Elle n'a pas le droit d'abandonner, maintenant. Elle a trop laissé filer sa vie, sa famille, sa soif. Une bière, une vodka ? L'instinct maternel ou l'amour filial, appelle ça comme tu veux. Elle décide de tout plaquer et partir dans trois mois à l'autre bout du monde, une lubie, une folie, appelle ça comme tu veux, traverser le Kirghizistan en cheval avec Samuel. L'immensité du monde perdue dans la poussière du silence, l'infini des steppes fouettées par la solitude du vent.

Il est difficile d'écrire sur des émotions, celles qui vous touchent, vous bouleversent, vous chavirent. Je suis parti au Kirghizistan, une lointaine contrée où on ne sait jamais placer le h dans son nom, pour y découvrir une nouvelle poussière, le koumis et la vodka. J'ai traversé des steppes silencieuses, des rencontres en russe, l'haleine légère en vodka, la fraîcheur du matin. J'admire le courage de Sibylle, il faut avoir une vraie force intérieure pour se mesurer à ce vent, et surtout affronter ce silence qui laisse tant de places à ses pensées, noires et tristes. Elle ne se demande même pas pourquoi elle est là-bas à des années-lumière de sa vie, pas même le temps d'une nano-seconde, d'une hésitation ou d'un dé de vodka qui coule le long de votre âme. Elle y est, c'est tout, juste pour sauver son fils, lui redonner la vie, le goût. L'envie d'une nouvelle vie.

Chaque nuit, je m'éclipse de la yourte, pour prendre le vent, le regard dans la poussière avant d'admirer le silence et cette myriade d'étoiles qui scintillent dans le ciel. Même la lune est bleue, là-bas, à l'autre bout du monde, dans un autre silence. Je les observe chacun dans leur tente, Sibylle, si belle, et Samuel, si intérieur. de temps en temps, une note de musique déchire la nuit, elle s'échappe du casque de Samuel, à cet âge-là, on ne part pas sans musique. A tout âge d'ailleurs. La musique est un rempart pour se protéger, pour se retrouver, pour survivre même, dans la poussière kirghize, dans les dunes de sables de Lacanau ou dans les vestiges d'un ranch sans nom. David Bowie dans le casque, le héros d'une kyrielle de putains de vie. Bowie au Kirghizistan.
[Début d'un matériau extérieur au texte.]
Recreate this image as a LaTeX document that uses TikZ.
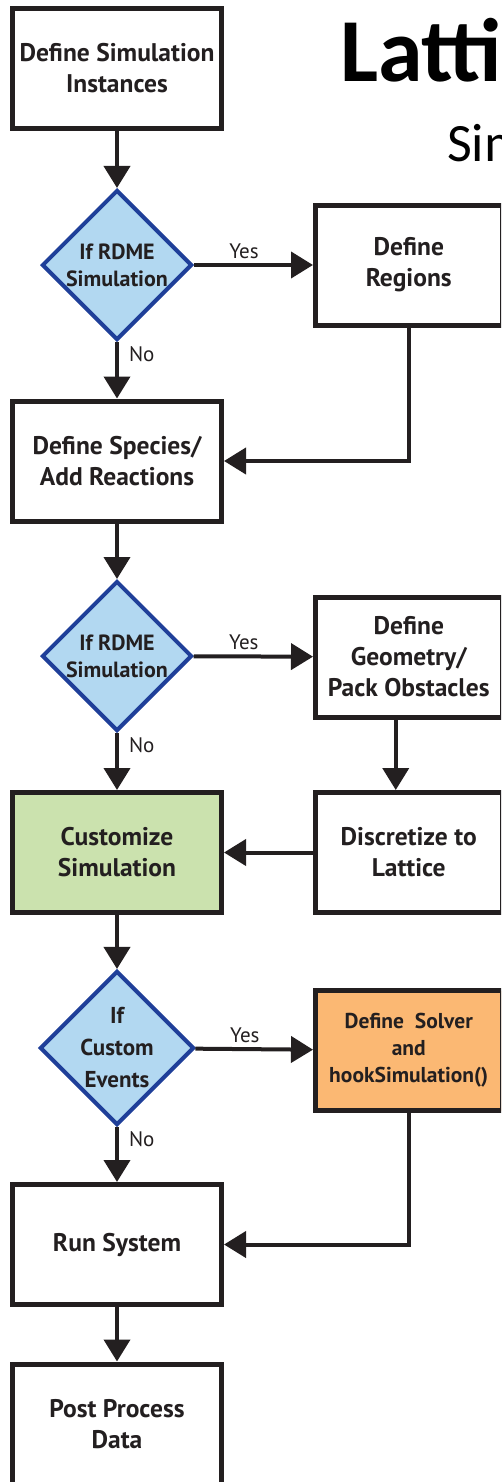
\documentclass[tikz,border=0pt]{standalone}
\usepackage{fontspec}
\setmainfont{PT Sans}
\newfontfamily\titlefont{Carlito}
\usetikzlibrary{arrows.meta,shapes.geometric}
\definecolor{ink}{HTML}{231F20}
\definecolor{rdmeblue}{HTML}{B2D8F1}
\definecolor{rdmeedge}{HTML}{1F3F99}
\definecolor{customgreen}{HTML}{CBE2AE}
\definecolor{solverorange}{HTML}{FBB873}
\tikzset{
  stepbox/.style={draw=ink,line width=5pt,minimum width=209pt,minimum height=120pt,
    inner sep=0pt,align=center,text=ink,font=\fontsize{25.5}{31}\selectfont\bfseries},
  sidebox/.style={stepbox,minimum width=186.5pt},
  test/.style={diamond,aspect=1,draw=rdmeedge,fill=rdmeblue,line width=4pt,
    minimum width=150pt,minimum height=150pt,inner sep=0pt,align=center,text=ink,
    font=\fontsize{22}{27}\selectfont\bfseries},
  flow/.style={draw=ink,line width=4pt,-{Triangle[width=26pt,length=22pt]}},
  yeslabel/.style={pos=0.42,anchor=base,yshift=7pt,inner sep=0pt,text=ink,
    font=\fontsize{21}{21}\selectfont},
  nolabel/.style={pos=0.35,anchor=base west,xshift=10pt,inner sep=0pt,text=ink,
    font=\fontsize{21}{21}\selectfont},
}
\begin{document}
\begin{tikzpicture}[x=1pt,y=-1pt]
% frame
  \useasboundingbox (0,0) rectangle (501,1482);
  \clip (0,0) rectangle (501,1482);
% title
  \node[anchor=base west,inner sep=0pt,font=\titlefont\fontsize{90}{90}\selectfont\bfseries] (title) at (340,82) {Latti};
  \node[anchor=base west,inner sep=0pt,font=\titlefont\fontsize{54}{54}\selectfont] (subtitle) at (447,162) {Sim};
% main column
  \node[stepbox] (instances) at (117,68.5) {Define Simulation\\Instances};
  \node[test] (rdme1) at (117,265) {If RDME\\Simulation};
  \node[stepbox] (species) at (117,461) {Define Species/\\Add Reactions};
  \node[test] (rdme2) at (117,656) {If RDME\\Simulation};
  \node[stepbox,fill=customgreen] (customize) at (117,852.5) {Customize\\Simulation};
  \node[test,font=\fontsize{23}{32}\selectfont\bfseries] (events) at (117,1048) {If\\Custom\\Events};
  \node[stepbox] (run) at (117,1244.5) {Run System};
  \node[stepbox] (post) at (117,1424) {Post Process\\Data};
% side column
  \node[sidebox] (regions) at (408.75,265) {Define\\Regions};
  \node[sidebox] (geometry) at (408.75,657) {Define\\Geometry/\\Pack Obstacles};
  \node[sidebox] (lattice) at (408.75,852.5) {Discretize to\\Lattice};
  \node[sidebox,fill=solverorange,font=\fontsize{21.5}{27}\selectfont\bfseries] (solver) at (408.75,1050.5) {Define\ \ Solver\\and\\hookSimulation()};
% connectors
  \draw[flow] (instances) -- (rdme1);
  \draw[flow] (rdme1) -- node[yeslabel] (yes1) {Yes} (regions);
  \draw[flow] (rdme1) -- node[nolabel] (no1) {No} (species);
  \draw[flow] (regions.south) |- (species.east);
  \draw[flow] (species) -- (rdme2);
  \draw[flow] (rdme2) -- node[yeslabel] (yes2) {Yes} (geometry);
  \draw[flow] (rdme2) -- node[nolabel] (no2) {No} (customize);
  \draw[flow] ([xshift=-13pt]geometry.south) -- ([xshift=-13pt]lattice.north);
  \draw[flow] (lattice) -- (customize);
  \draw[flow] (customize) -- (events);
  \draw[flow] (events) -- node[yeslabel] (yes3) {Yes} (solver);
  \draw[flow] (events) -- node[nolabel] (no3) {No} (run);
  \draw[flow] (solver.south) |- (run.east);
  \draw[flow] (run) -- (post);
\end{tikzpicture}
\end{document}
Le monde tourne vite, les paysages défilent comme des pages se tournent, comme des vies s'achèvent. Major Tom, là-haut, Houston on a un problème, la communication est rompue, défaut de faisceaux, d'ondes brouillées parmi les satellites et autres poussières d'étoiles. le silence tourne, comme la fin d'un 33 tours qui n'en finit plus de crachoter son odyssée. Et après le silence, la poussière qui s'installe. le coeur bat toujours, mais par pur mécanisme, plus par lyrisme. Il suffit parfois d'une rencontre pour renverser ses certitudes, un regard, un sourire, une musique. Oui une musique, et une vie peut basculer, et des vies peuvent "continuer". Merci infiniment à Bowie de faire chavirer ainsi nos émotions.

I / I will be king / And you/ You will be queen / Though nothing will / Drive them away / We can beat them / Just for one day / We can be heroes / Just for one day.